Description of the task
Reproduce exactly only the lines from the line that holds "Emit a component" to the line that holds "const ref = useRef<HTMLDivElement>(null);", inclusive, in the listing below, and please leave out every picture.

Task material
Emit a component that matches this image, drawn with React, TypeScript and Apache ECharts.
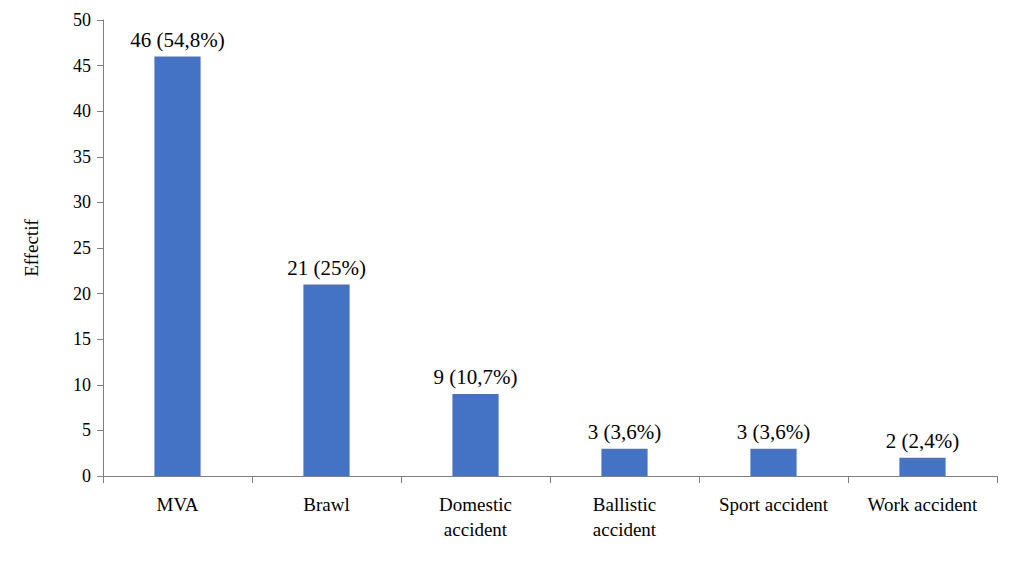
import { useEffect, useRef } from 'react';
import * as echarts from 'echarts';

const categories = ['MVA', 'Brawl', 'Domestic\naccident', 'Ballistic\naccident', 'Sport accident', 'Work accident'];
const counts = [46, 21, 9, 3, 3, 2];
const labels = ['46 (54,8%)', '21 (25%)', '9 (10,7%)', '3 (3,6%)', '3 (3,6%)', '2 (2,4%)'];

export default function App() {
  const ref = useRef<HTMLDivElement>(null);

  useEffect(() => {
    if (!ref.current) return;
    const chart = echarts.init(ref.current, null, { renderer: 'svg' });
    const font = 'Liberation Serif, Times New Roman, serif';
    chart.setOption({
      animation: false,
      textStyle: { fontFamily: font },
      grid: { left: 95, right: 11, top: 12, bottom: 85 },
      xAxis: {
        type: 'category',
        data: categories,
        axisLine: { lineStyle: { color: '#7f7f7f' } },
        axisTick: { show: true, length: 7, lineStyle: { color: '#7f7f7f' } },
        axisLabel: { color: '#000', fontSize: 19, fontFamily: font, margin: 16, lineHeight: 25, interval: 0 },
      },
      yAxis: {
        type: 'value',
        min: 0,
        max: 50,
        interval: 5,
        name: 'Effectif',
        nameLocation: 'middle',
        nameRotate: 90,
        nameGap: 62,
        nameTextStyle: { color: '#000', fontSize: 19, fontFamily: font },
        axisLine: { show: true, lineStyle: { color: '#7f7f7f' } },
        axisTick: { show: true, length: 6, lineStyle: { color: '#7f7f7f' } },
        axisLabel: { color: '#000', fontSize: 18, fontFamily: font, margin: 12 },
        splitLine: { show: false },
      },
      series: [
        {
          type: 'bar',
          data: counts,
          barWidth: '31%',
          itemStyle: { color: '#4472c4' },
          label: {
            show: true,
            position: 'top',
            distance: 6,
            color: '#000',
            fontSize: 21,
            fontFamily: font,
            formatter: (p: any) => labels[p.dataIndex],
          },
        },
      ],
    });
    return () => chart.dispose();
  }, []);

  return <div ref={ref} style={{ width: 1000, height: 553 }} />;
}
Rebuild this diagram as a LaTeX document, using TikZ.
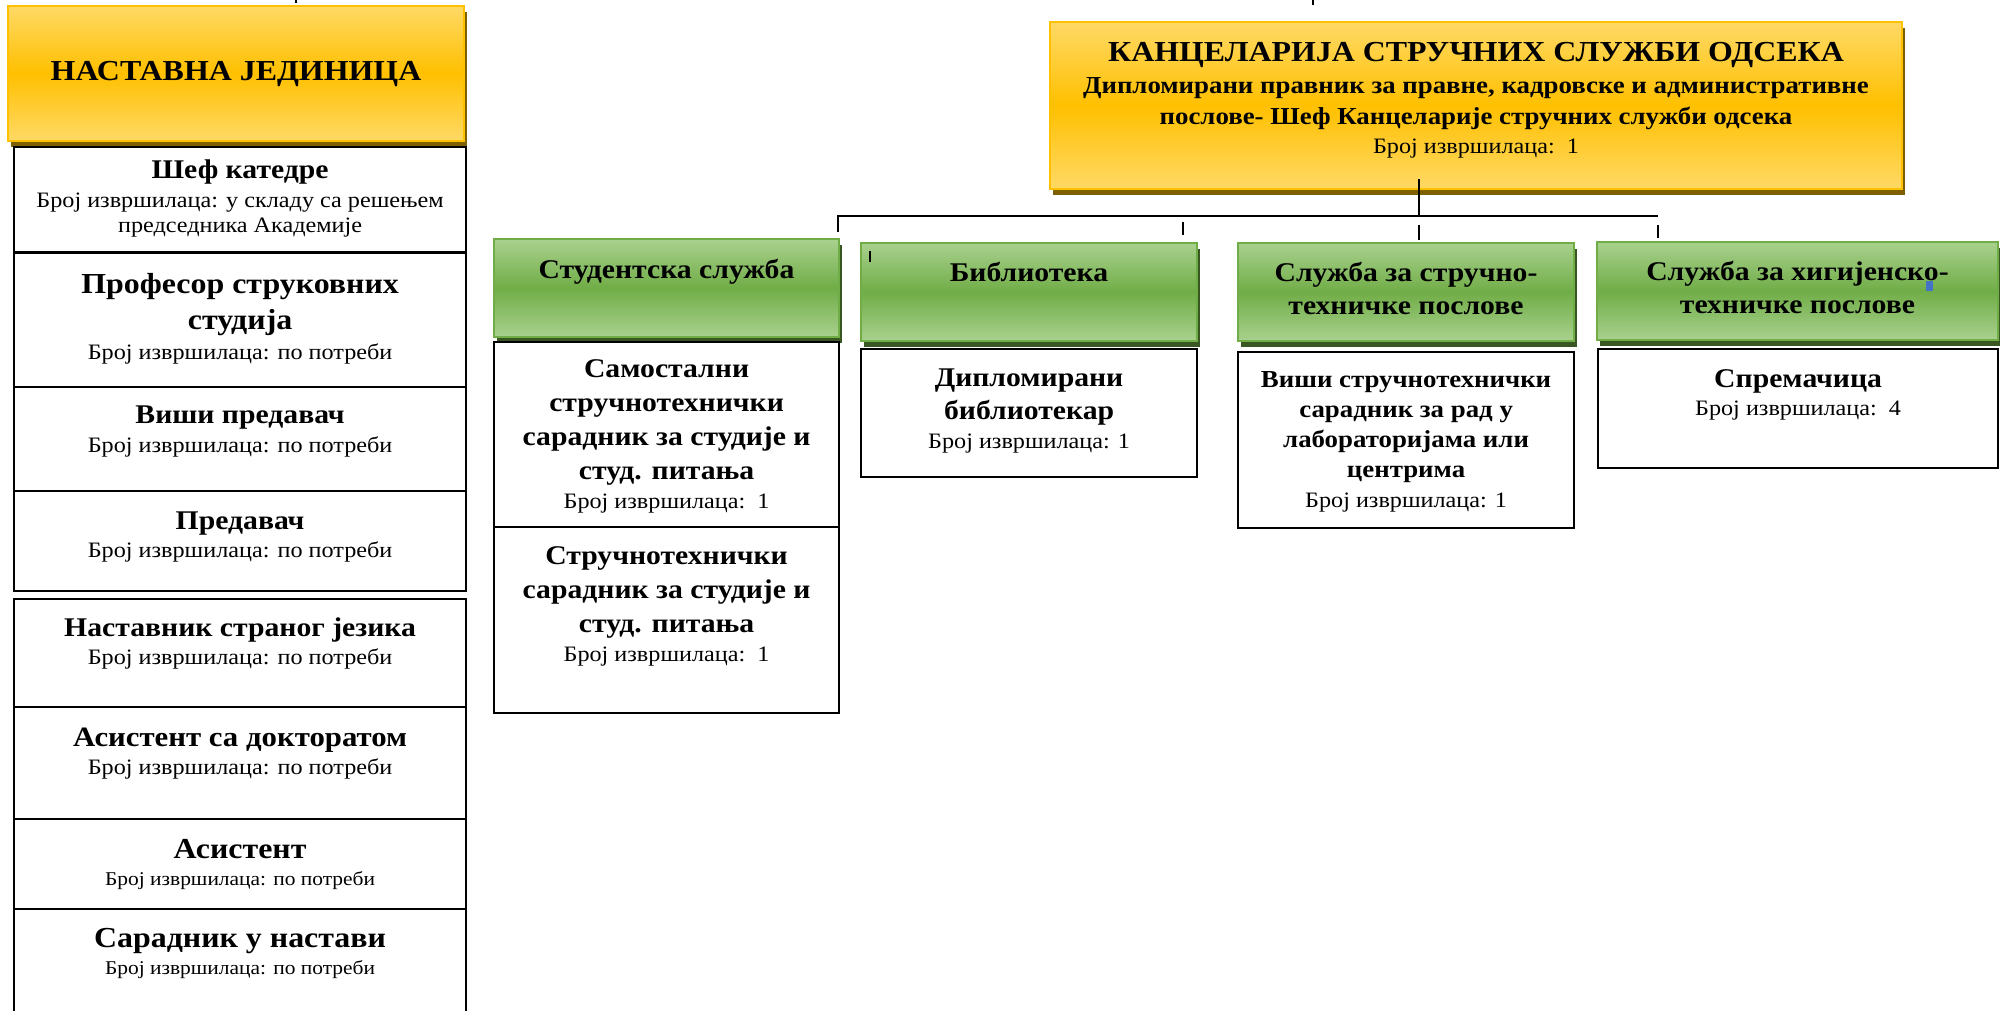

---

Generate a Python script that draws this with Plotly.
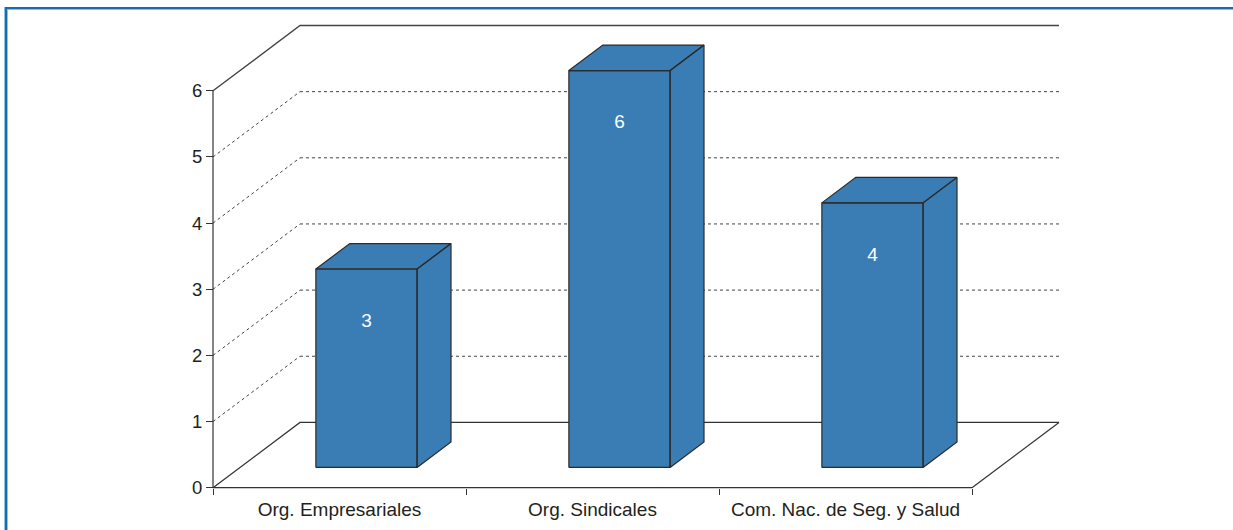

...

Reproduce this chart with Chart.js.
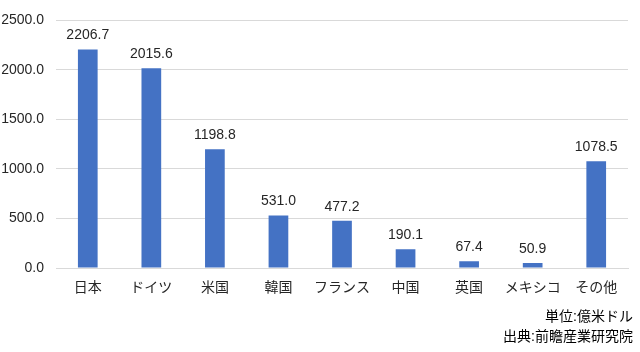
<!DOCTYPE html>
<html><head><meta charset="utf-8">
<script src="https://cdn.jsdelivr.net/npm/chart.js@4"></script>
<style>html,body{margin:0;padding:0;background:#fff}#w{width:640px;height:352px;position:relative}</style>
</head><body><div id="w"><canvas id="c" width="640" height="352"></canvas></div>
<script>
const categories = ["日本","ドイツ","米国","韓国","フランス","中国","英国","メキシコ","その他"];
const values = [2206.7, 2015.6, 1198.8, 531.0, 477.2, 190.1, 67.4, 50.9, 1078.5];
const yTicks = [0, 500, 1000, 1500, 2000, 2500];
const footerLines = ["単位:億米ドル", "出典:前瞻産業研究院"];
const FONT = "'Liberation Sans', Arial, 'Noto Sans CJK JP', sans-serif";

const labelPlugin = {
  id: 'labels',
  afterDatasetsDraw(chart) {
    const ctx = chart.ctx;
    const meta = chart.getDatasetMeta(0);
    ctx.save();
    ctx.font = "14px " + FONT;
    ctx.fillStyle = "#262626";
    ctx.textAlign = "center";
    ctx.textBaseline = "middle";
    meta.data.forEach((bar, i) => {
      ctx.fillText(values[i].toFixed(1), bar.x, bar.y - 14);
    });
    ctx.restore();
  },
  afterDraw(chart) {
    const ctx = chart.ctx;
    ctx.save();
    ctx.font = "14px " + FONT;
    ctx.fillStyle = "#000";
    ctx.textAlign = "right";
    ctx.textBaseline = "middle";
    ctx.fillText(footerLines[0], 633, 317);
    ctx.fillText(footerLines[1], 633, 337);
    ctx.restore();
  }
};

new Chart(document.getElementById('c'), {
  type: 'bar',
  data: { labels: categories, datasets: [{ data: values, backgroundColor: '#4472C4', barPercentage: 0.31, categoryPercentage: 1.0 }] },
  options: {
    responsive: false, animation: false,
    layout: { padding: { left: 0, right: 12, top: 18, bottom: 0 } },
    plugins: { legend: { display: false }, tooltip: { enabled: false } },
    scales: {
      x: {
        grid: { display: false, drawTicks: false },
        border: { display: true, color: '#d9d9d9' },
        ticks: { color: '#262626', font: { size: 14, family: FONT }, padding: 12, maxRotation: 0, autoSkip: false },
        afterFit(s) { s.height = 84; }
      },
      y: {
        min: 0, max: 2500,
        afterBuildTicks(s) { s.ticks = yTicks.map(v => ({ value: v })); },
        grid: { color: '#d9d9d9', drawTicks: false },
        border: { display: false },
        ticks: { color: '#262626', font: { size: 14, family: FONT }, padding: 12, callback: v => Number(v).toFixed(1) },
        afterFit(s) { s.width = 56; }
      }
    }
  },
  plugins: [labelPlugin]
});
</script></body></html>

Reply
Emit a component that matches this image, drawn with React, TypeScript and Apache ECharts.
import { useEffect, useRef } from 'react';
import * as echarts from 'echarts';

const categories = ['MVA', 'Brawl', 'Domestic\naccident', 'Ballistic\naccident', 'Sport accident', 'Work accident'];
const counts = [46, 21, 9, 3, 3, 2];
const labels = ['46 (54,8%)', '21 (25%)', '9 (10,7%)', '3 (3,6%)', '3 (3,6%)', '2 (2,4%)'];

export default function App() {
  const ref = useRef<HTMLDivElement>(null);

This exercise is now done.